[Start of Data block]
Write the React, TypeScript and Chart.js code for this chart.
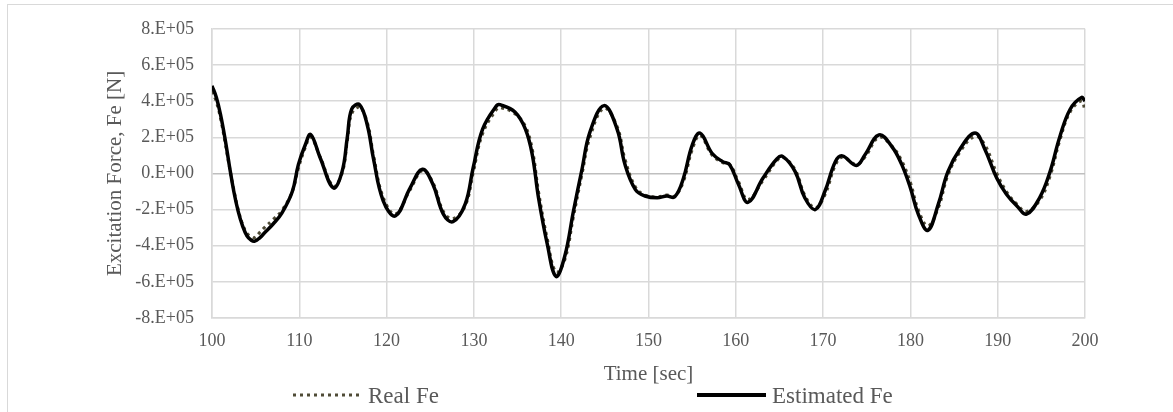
import { useEffect, useRef } from "react";
import { Chart, registerables } from "chart.js";

Chart.register(...registerables);

// Sample times [sec]
const timeSec = [
  100.0, 100.5, 101.0, 101.5, 102.0, 102.5, 103.0, 103.5, 104.0, 104.5, 104.9,
  105.5, 106.0, 107.0, 108.0, 109.2, 109.9, 110.7, 111.3, 112.4, 113.9, 114.9,
  115.5, 116.0, 116.9, 117.8, 118.5, 119.6, 121.0, 122.7, 124.1, 125.3, 126.5,
  127.6, 129.0, 129.9, 131.0, 132.6, 133.0, 134.7, 135.9, 136.7, 137.4, 138.4,
  139.4, 140.4, 141.4, 142.4, 143.3, 144.9, 146.4, 147.3, 148.5, 149.6, 151.0,
  152.1, 153.0, 154.0, 155.0, 155.9, 157.3, 158.5, 159.3, 160.3, 161.4, 163.1,
  164.7, 165.4, 166.8, 167.9, 169.1, 170.2, 171.4, 172.2, 173.8, 174.8, 176.4,
  177.9, 179.0, 180.0, 180.9, 182.0, 183.2, 184.3, 185.7, 187.4, 188.5, 189.9,
  191.0, 192.2, 193.3, 194.8, 196.0, 197.1, 198.3, 199.6, 200.0,
];

// Estimated excitation force [N]
const estimatedFe = [
  485000, 420000, 320000, 190000, 40000, -100000, -210000, -290000, -345000, -370000, -375000,
  -355000, -330000, -280000, -220000, -100000, 50000, 160000, 215000, 85000, -80000, 10000,
  200000, 355000, 380000, 265000, 80000, -150000, -235000, -80000, 23000, -60000, -225000,
  -267000, -170000, 27000, 245000, 375000, 380000, 340000, 245000, 100000, -135000, -390000,
  -570000, -460000, -210000, 27000, 230000, 375000, 245000, 50000, -90000, -125000, -135000,
  -125000, -130000, -27000, 155000, 223000, 110000, 65000, 48000, -60000, -160000, -27000,
  80000, 93000, 10000, -135000, -200000, -100000, 65000, 97000, 44000, 103000, 213000,
  147000, 50000, -80000, -225000, -315000, -170000, 10000, 137000, 223000, 137000, -27000,
  -115000, -180000, -225000, -135000, 10000, 200000, 355000, 420000, 400000,
];

// Measured (real) excitation force [N]
const realFe = [
  455000, 395000, 300000, 170000, 35000, -90000, -200000, -280000, -330000, -350000, -355000,
  -325000, -300000, -255000, -205000, -100000, 30000, 145000, 200000, 90000, -70000, 0,
  180000, 330000, 365000, 280000, 100000, -130000, -225000, -90000, 15000, -50000, -210000,
  -250000, -180000, 0, 220000, 355000, 365000, 330000, 260000, 130000, -100000, -360000,
  -545000, -480000, -240000, 0, 200000, 360000, 260000, 80000, -75000, -120000, -130000,
  -120000, -125000, -45000, 130000, 210000, 100000, 60000, 50000, -45000, -145000, -40000,
  70000, 90000, 20000, -120000, -190000, -120000, 45000, 90000, 50000, 90000, 200000,
  150000, 70000, -50000, -200000, -290000, -190000, -10000, 120000, 205000, 160000, 0,
  -100000, -170000, -210000, -150000, -15000, 180000, 340000, 400000, 345000,
];

const xMin = 100;
const xMax = 200;
const xStep = 10;
const yMin = -8e5;
const yMax = 8e5;
const yStep = 2e5;

const seriesNames = ["Real Fe", "Estimated Fe"];

const FONT = "'Liberation Serif', 'Times New Roman', serif";
const TEXT = "#595959";
const GRID = "#d9d9d9";
const REAL_COLOR = "#4f4b36";
const DOT_DASH = [3, 4];

// Excel-like scientific labels: 8.E+05, 0.E+00, -2.E+05
function sciLabel(v: number): string {
  if (v === 0) return "0.E+00";
  const exp = Math.floor(Math.log10(Math.abs(v)));
  const mant = Math.round(v / Math.pow(10, exp));
  const sign = exp >= 0 ? "+" : "-";
  return `${mant}.E${sign}${String(Math.abs(exp)).padStart(2, "0")}`;
}

// Light frame around the whole chart
const framePlugin = {
  id: "frame",
  beforeDraw(chart: any) {
    const ctx = chart.ctx;
    ctx.save();
    ctx.strokeStyle = GRID;
    ctx.lineWidth = 1;
    ctx.strokeRect(7.5, 4.5, chart.width + 20, chart.height + 20);
    ctx.restore();
  },
};

// Bottom legend with the two series samples
const legendPlugin = {
  id: "bottomLegend",
  afterDraw(chart: any) {
    const ctx = chart.ctx;
    const y = 395;
    ctx.save();
    // Real Fe: dotted sample
    ctx.strokeStyle = REAL_COLOR;
    ctx.lineWidth = 3;
    ctx.setLineDash(DOT_DASH);
    ctx.beginPath();
    ctx.moveTo(293, y);
    ctx.lineTo(359, y);
    ctx.stroke();
    // Estimated Fe: solid sample
    ctx.setLineDash([]);
    ctx.strokeStyle = "#000000";
    ctx.lineWidth = 4;
    ctx.beginPath();
    ctx.moveTo(697, y);
    ctx.lineTo(766, y);
    ctx.stroke();

    ctx.fillStyle = TEXT;
    ctx.font = `23px ${FONT}`;
    ctx.textBaseline = "alphabetic";
    ctx.textAlign = "left";
    ctx.fillText(seriesNames[0], 368, 403);
    ctx.fillText(seriesNames[1], 772, 403);
    ctx.restore();
  },
};

export default function App() {
  const canvasRef = useRef<HTMLCanvasElement | null>(null);

  useEffect(() => {
    const canvas = canvasRef.current;
    if (!canvas) return;

    const realPoints = timeSec.map((t, i) => ({ x: t, y: realFe[i] }));
    const estPoints = timeSec.map((t, i) => ({ x: t, y: estimatedFe[i] }));

    const chart = new Chart(canvas, {
      type: "line",
      data: {
        datasets: [
          {
            label: seriesNames[0],
            data: realPoints,
            borderColor: REAL_COLOR,
            borderWidth: 3,
            borderDash: DOT_DASH,
            pointRadius: 0,
            fill: false,
            tension: 0.4,
            order: 2,
          },
          {
            label: seriesNames[1],
            data: estPoints,
            borderColor: "#000000",
            borderWidth: 3.5,
            pointRadius: 0,
            fill: false,
            tension: 0.4,
            order: 1,
          },
        ],
      },
      options: {
        responsive: false,
        animation: false,
        layout: { padding: { left: 99, right: 88, top: 25, bottom: 21 } },
        plugins: {
          legend: { display: false },
          tooltip: { enabled: false },
        },
        scales: {
          x: {
            type: "linear",
            min: xMin,
            max: xMax,
            ticks: {
              stepSize: xStep,
              padding: 12,
              color: TEXT,
              maxRotation: 0,
              font: { family: FONT, size: 18 },
            },
            grid: { color: GRID, lineWidth: 1.5, drawTicks: false },
            border: { color: GRID, width: 1.5 },
            title: {
              display: true,
              text: "Time [sec]",
              color: TEXT,
              font: { family: FONT, size: 21 },
            },
            afterFit(scale: any) {
              scale.height = 73;
            },
          },
          y: {
            type: "linear",
            min: yMin,
            max: yMax,
            ticks: {
              stepSize: yStep,
              padding: 18,
              color: TEXT,
              font: { family: FONT, size: 18 },
              callback: (v: any) => sciLabel(Number(v)),
            },
            grid: {
              color: (c: any) => (c.tick && c.tick.value === 0 ? "#bfbfbf" : GRID),
              lineWidth: 1.5,
              drawTicks: false,
            },
            border: { color: GRID, width: 1.5 },
            title: {
              display: true,
              text: "Excitation Force, Fe [N]",
              color: TEXT,
              font: { family: FONT, size: 21 },
            },
            afterFit(scale: any) {
              scale.width = 113;
            },
          },
        },
      },
      plugins: [framePlugin, legendPlugin],
    });

    return () => chart.destroy();
  }, []);

  return (
    <div style={{ position: "absolute", left: 0, top: 0, width: 1173, height: 412, background: "#ffffff" }}>
      <canvas ref={canvasRef} width={1173} height={412} style={{ width: 1173, height: 412, display: "block" }} />
    </div>
  );
}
[End of Data block]
What needs to be done: Exactly restate the lines from the beginning of the data through the line with "Chart.register(...registerables);", and no others, keeping pictures out.

Task solution:
Write the React, TypeScript and Chart.js code for this chart.
import { useEffect, useRef } from "react";
import { Chart, registerables } from "chart.js";

Chart.register(...registerables);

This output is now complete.